Advances in SAN
technology finally make infrastructures more manageable and convenient to use. At the top of the list is of course virtualization, which can get confusing. In this article we’ll explain what storage virtualization is, and what types may be right for your environment.
First, a definition: virtualization always means abstraction. We make something transparent by adding layers that handle translations, causing previously important aspects of a system to become moot. With some types of storage virtualization, for instance, you can forget about where you have allocated data, because migrating it somewhere else is much simpler. In fact, many systems will migrate data based on utilization to optimize performance.
The greatest benefit of (some types of) storage virtualization is that you abstract that previously troublesome spindle count. If the workload requires more IO than the current number of spindles can handle in an acceptable amount of time, the virtualization controller can migrate data and spread it out across more. The lengthy performance analysis and workload evaluations don’t need to be that difficult any longer.

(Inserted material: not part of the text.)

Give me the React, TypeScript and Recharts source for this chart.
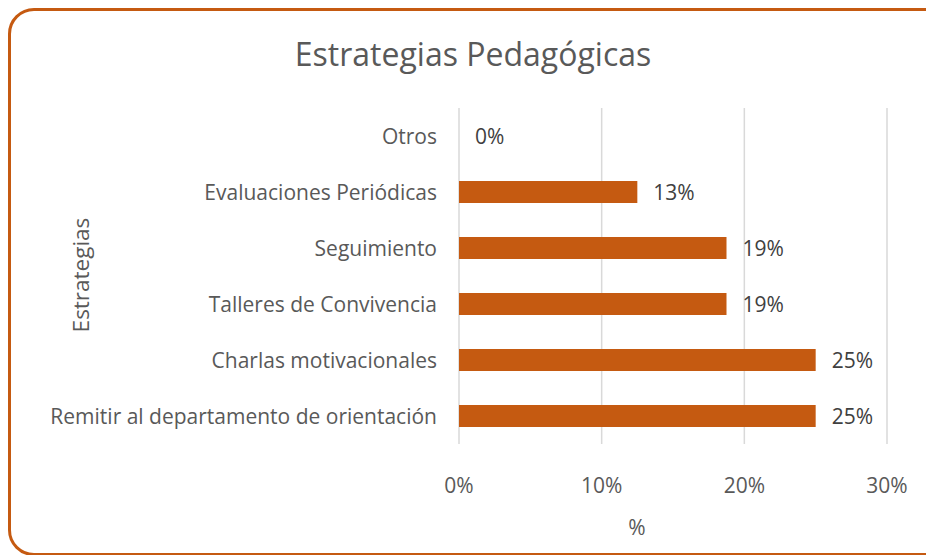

There are two kinds of virtualization in the storage world: file-level and block-level. Block-level virtualization takes over before the file system even exists: it’s replacing or augmenting existing controllers and taking over at the disk level. File virtualization requires some software be installed on the server that uses the storage, but enable such things as file-level determination of usage, which is used to determine which data can be aged to slower storage.
Storage Virtualization Methods
Host-based storage virtualization means that a driver of some sort is installed on the host operating system, and it intercepts and possibly redirects IO requests. The File Area Network (FAN) concept uses this, but software RAID
and volume managers are also an example of host-based storage virtualization.
Network-based storage virtualization is extremely interesting. A fibre channel
switch that sits between the host and storage will actually virtualize all requests, redirecting IO unbeknown to the user. This method doesn’t rely on the operating system, in fact the operating system on the host doesn’t even know its happening. This is true virtualization, though you must be extremely careful about interoperability between your switch and storage array vendors.
Array-based virtualization means that one “master” array will take over all IO for all other arrays. It must be fast enough to handle all your aggregate storage traffic, and it must also interoperate with all your existing disk arrays to realize the benefits. This method of virtualization provides the most benefits, including centralized management and seamless data migration.
The largest benefits of storage virtualization are:
- non-disruptive data migration
- centralized management
- increased utilization
- better visibility
Moving data around should not require downtime. Indeed, most people have found a way to migrate data without an outage using software RAID mirrors, but this is a very manual process and it only works between similar platforms. With virtualized storage, data migrations can be seamless and even automated.
The other big selling point for virtualization is that you can manage many existing arrays through one central point: the virtualizing controller. You still need to have the controller, and you still create RAID sets on the other arrays, but you can allocate storage from a central place and view all available storage from a single interface. Most virtualization solution work with many vendors’ products, but interoperability is still a concern.
Utilization, as with server virtualization, is also addressed by storage virtualization. By migrating data to cheaper storage, and spreading out the workloads more appropriately, you can both increase utilization and your visibility into what the overall workload is across all your storage arrays. Thin provisioning, where you allocate less space than the operating system actually sees, is also possible with most virtualization solutions. This allows you to dynamically grow your storage to meet the real needs, instead of the inflated needs your storage customers generally cite.
The problem always exists, with all types of virtualization, that you may be consolidating too much. Care must be taking to ensure that the virtualizing controller can handle the load of all other disk systems that it is virtualizing for. In essence, you must get an extremely fast, redundant, and memory-rich device to benefit from storage virtualization.
Virtualizing also means extra dependence on the “host” device, or in the storage case on the controllers that do the virtualizing.
Information Lifecycle Management (ILM
) is an invaluable tool for maximizing your investment in storage. If certain data is not used within a certain amount of time, you can configure a policy to automatically migrate it to slower, less expensive storage. With file-level virtualization, this can be done on a per-file basis, which is extremely effective. If you choose to only use block-level virtualization, then the only migration support by most vendors is the relocating of an entire LUN
. Some data may be important, and some may not.
The pros certainly outweigh the cons. With all types of virtualization, be they server or storage, you must pay attention to what’s taking place. More single points of failure are introduced, which must be accounted for, and resource utilization is always more than you estimate. It’s interesting that the main benefit of virtualization is higher utilization, but once you start scaling up a bit more, you quickly run out of resources.
The best way to combat resource limitations is to not go overboard. Also, make sure to take advantage of automated resource balancing features. Make sure to ask your storage vendor in-depth questions about how they support data migration and ILM, and of course, don’t forget about interoperability.
Storage virtualization will change the way your storage is managed. Most importantly, it will change the things the storage administrators focus on. Instead of countless data migration tasks to free up resources on one or two things at a time, they can pay more attention to the big picture: overall site scalability and performance.